In 1845, after serving parishes in Connecticut and Massachusetts, Rev. May accepted what was to become his final ministry in Syracuse, NY. There he became acquainted with both Sojourner Truth and Harriet Tubman. His national prominence was acknowledged when the “Barn Burner Democratic/Conscience Whigs” asked him for an opening prayer at their 1848 Buffalo convention, where he supported Gerrit Smith for president. Rev. May, along with Gerrit Smith and Rev. Jermain Wesley Loguen, were instrumental in the 1851 rescue of the runaway slave William “Jerry” Henry, arrested under the Fugitive Slave Act. Thereafter, he staged annual “Jerry Celebrations,’’ portraying this rescue as another “Boston Tea Party.” Rev. May is depicted on the “Jerry Rescue” monument in downtown Syracuse, NY.
By 1830, Rev.

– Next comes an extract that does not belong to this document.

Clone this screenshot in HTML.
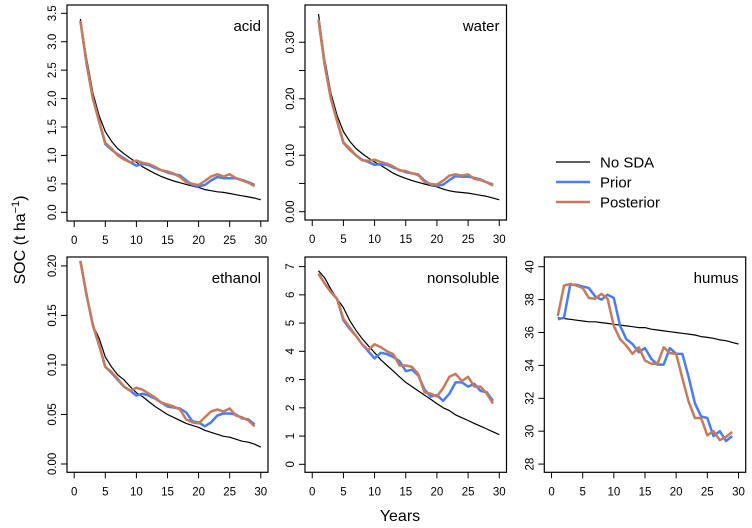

May recognized that racial prejudice, not only financial self-interest, perpetuated slavery in the U.S., long after its prohibition elsewhere. He was dedicated to racial equality, not just abolition. He included African-Americans in his meetings (unlike many abolitionists), assisted hundreds of fugitive slaves in eastern Connecticut (1834) and Syracuse (from 1845), served as president of the Syracuse Fugitive Aid Society, toured settlements of former slaves in Canada for the AASS, founded one of the earliest Freedman’s Relief Associations (1862), and promoted Radical Reconstruction, especially suffrage, education and land distribution to former slaves.
He died on July 1, 1871, eulogized by Bishop Jermain Loguen, Gerrit Smith, and William Garrison who said “…without his encouraging words and zealous co-operation, I should have lost much of the inspiration….”
In addition to abolition, Reverend May championed women’s rights and suffrage, interracial and other educational reforms, pacifism, temperance, and the welfare of the under-privileged. He proposed a graduated income tax and assisted the Onondaga Nation. He was a moral giant ahead of his time.
Massey, Gerald. Poems and Ballads. 8vo, gilt-lettered publisher’s cloth stamp in blind; spine-ends frayed, generally clean and sound otherwise.
New York, 1854 [75/100]
SIGNED on the front free endpaper by noted Abolitionist and reformer, Samuel J. May.